Showboating has come under scrutiny in recent weeks after Mamelodi Sundowns coach Pitso Mosimane and SABC analyst and former footballer Marks Maponyane slammed Platinum Stars midfielder Masibusane Zongo for his trickery.
Orlando Pirates midfielder Sifiso Myeni also upset the CS Sfaxien players during last Saturday’s Caf Confederation Cup clash at the Orlando Stadium when he tapped the ball to entertain the Bucs supporters.
Damon has cautioned the likes of Myeni and Zongo against showboating.
“Showboating. Does it have a place in the football? The short answer is no! Any action that seeks to humiliate or bring the game of football into disrepute is unsporting behaviour and therefore a cautionable offence. (See Fifa Laws of the Game),” wrote Damon on his official Facebook account.
“Recently in a Caf Confederation Cup match, many South African supporters were up in arms when a visiting Tunisian team took exception to an Orlando Pirates player showboating.
“But what is allowed? It is entertaining and showing skill when that skill (or entertainment) is done to pass a player or ‘skill’ a player in making an attacking/defensive pass. By all means juggle the ball and flip it over the advancing opponent’s head. No referee will penalise that, however, when you stand on one place and start tapping the ball all to yourself and start ‘showboating’ (I call it showing off), all you are doing is bring attention to yourself and not using it as an attacking or defensive play.

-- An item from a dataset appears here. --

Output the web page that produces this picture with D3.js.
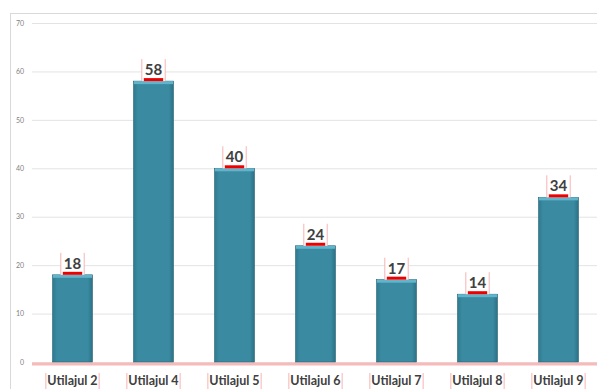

“When you stand and twirl on the ball without advancing it past an attacker or defender (in other words the move is not used to evade an opponent), then it is showboating and that action is unsporting in terms of law.
“So can you stand and twirl on the ball? Yes, but as long as it is used to immediately evade an advancing opponent, all other instances it is unsporting behaviour. Now we can debate as much as we want to, but unless the law is amended, that is how it is applied,” concluded Damon.